Ekonomi Politikalarından Sorumlu Bakan Mehmet Şimşek ve Merkez Bankası Başkanı Hafize Gaye Erkan, göreve geldikten sonra Körfez ülkelerine gitmiş ve çeşitli temaslarda bulunmuştu. Bülbül, Erdoğan’ın Körfez ülkelerine yaptığı ziyareti eleştirerek, “Neden bu ülke evrensel değerlere sahip ülkelere gitmiyor da söylemleri Avrupa Birliği iken eylemleri Körfez ülkelerine yöneliyor? Çünkü iktidarın kafası ve kalbi ekonomik ve siyasal olarak Körfez ülkelerine çalışıyor.” dedi. “Körfez ülkelerinde borçlanma taahhütleri karşılığı, yaklaşık 300 milyar dolar civarındaki varlık fonumuzun hangi şirketlerinin özelleştirilmesi taahhüt edildi?” diye sorgulayan Bülbül, şunları ekledi: “Körfez ülkeleri, emperyal ülkelerin uydularıdır. Emperyal ülkeler izin vermese, bu ülkeler bize borç vermez. Eğer siz İngiltere‘de veya Fransa‘da borçlanırsanız, normlar bellidir. Faiz oranları açık ve şeffaftır. Ancak Körfez ülkelerinde nasıl borçlandığınız ve borçlar karşılığında neler sattığınız belli değildir. Türkiye demokratik bir hukuk devletiyse, borçlananlar, ülkede borçlanma karşılığında neler verdiklerini halka açıklamak zorundadır. Ülkenin hangi kaynaklarının peşkeş çekildiği, iş ortaklıkları adı altında nerelere verildiği önemli bir tehlike. Yani neleri verdik? Bu ülkeyi yönetenler, bu durumu halka açıklamak zorundalar. Bu karanlığı açığa çıkaracak olan tek bir kurum var, o da TBMM. TBMM açıkça suç işliyor.” şeklinde konuştu.
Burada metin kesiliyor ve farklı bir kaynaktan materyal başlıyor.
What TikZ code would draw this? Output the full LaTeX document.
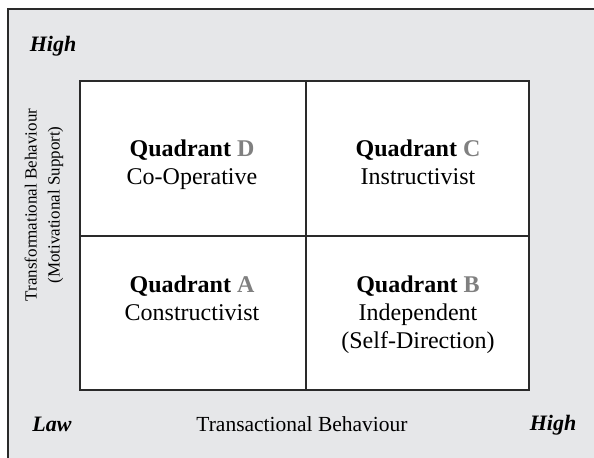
\documentclass[tikz,border=0pt]{standalone}
\usepackage{fontspec}
\setmainfont{Liberation Serif}
\usetikzlibrary{positioning}
\definecolor{panel}{HTML}{E6E7E9}
\definecolor{letter}{HTML}{808080}
\definecolor{rule}{HTML}{2A2A2A}
\newcommand{\quadname}[1]{\textbf{Quadrant \textcolor{letter}{#1}}}

\begin{document}
\begin{tikzpicture}[x=0.5pt,y=-0.5pt,
		quad/.style={anchor=north,inner sep=0pt,align=center,font=\fontsize{12}{14}\selectfont},
		pole/.style={anchor=base,inner sep=0pt,font=\fontsize{11}{13}\selectfont\bfseries\itshape},
		axislab/.style={inner sep=0pt,align=center}]
		\useasboundingbox (0,0) rectangle (594,458);
		\fill[panel] (8,9) rectangle (594,458);
		\draw[line width=1pt,rule] (594,9) -- (8,9) -- (8,458);
		
		\coordinate(TL) at (80,81);
		\coordinate(TM) at (306,81);
		\coordinate(TR) at (529,81);
		\coordinate(ML) at (80,236);
		\coordinate(MR) at (529,236);
		\coordinate(BL) at (80,390);
		\coordinate(BM) at (306,390);
		\coordinate(BR) at (529,390);
		\fill[white] (TL) rectangle (BR);
		\draw[line width=1pt,rule] (TL) rectangle (BR);
		\draw[line width=1pt,rule] (TM) -- (BM);
		\draw[line width=1pt,rule] (ML) -- (MR);
		
		\node[quad](QD) at (192,139) {\quadname{D}\\Co-Operative};
		\node[quad](QC) at (418,139) {\quadname{C}\\Instructivist};
		\node[quad](QA) at (192,275) {\quadname{A}\\Constructivist};
		\node[quad](QB) at (418,275) {\quadname{B}\\Independent\\(Self-Direction)};
		
		\node[pole](HighY) at (53,52) {High};
		\node[pole](LawX) at (52,432) {Law};
		\node[pole](HighX) at (553,431) {High};
		\node[axislab,anchor=base,font=\fontsize{10.75}{13}\selectfont](Trans) at (302,432) {Transactional Behaviour};
		\node[axislab,rotate=90,font=\fontsize{8.5}{11.5}\selectfont](Transf) at (44,205) {Transformational Behaviour\\(Motivational Support)};
	\end{tikzpicture}
\end{document}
Deprem Yardımları ve Şeffaflık Sorunu
Deprem için toplanan yardım paralarının da şeffaf bir şekilde denetlenmediğini hatırlatan Bülbül, sözlerini şu ifadelerle sonlandırdı: “Bu paralar deprem için toplanmış olsa da, bütçe sistemi bu paraların nereye harcanacağını denetlemek konusunda imkân tanımıyor. Siz bu parayı normal toplanmış bir vergi gibi harcayabilirsiniz. Bütçeye bir ek madde konarak şartlı bağış şeklinde alınırsa depreme harcanabilir demiştik. Deprem fonunun kurulması için çok ciddi çaba harcadık ve sonuç olarak kuruldu. Ancak toplanan 125 milyar lira kayboldu. Toplanan paranın depreme harcanmadığı ek bütçe ile ortaya çıktı. Bu paranın denetlenmesi Sayıştay ve TBMM‘nin görevidir. Pandemi döneminde toplanan paraların nereye gittiği de hala belirsiz.”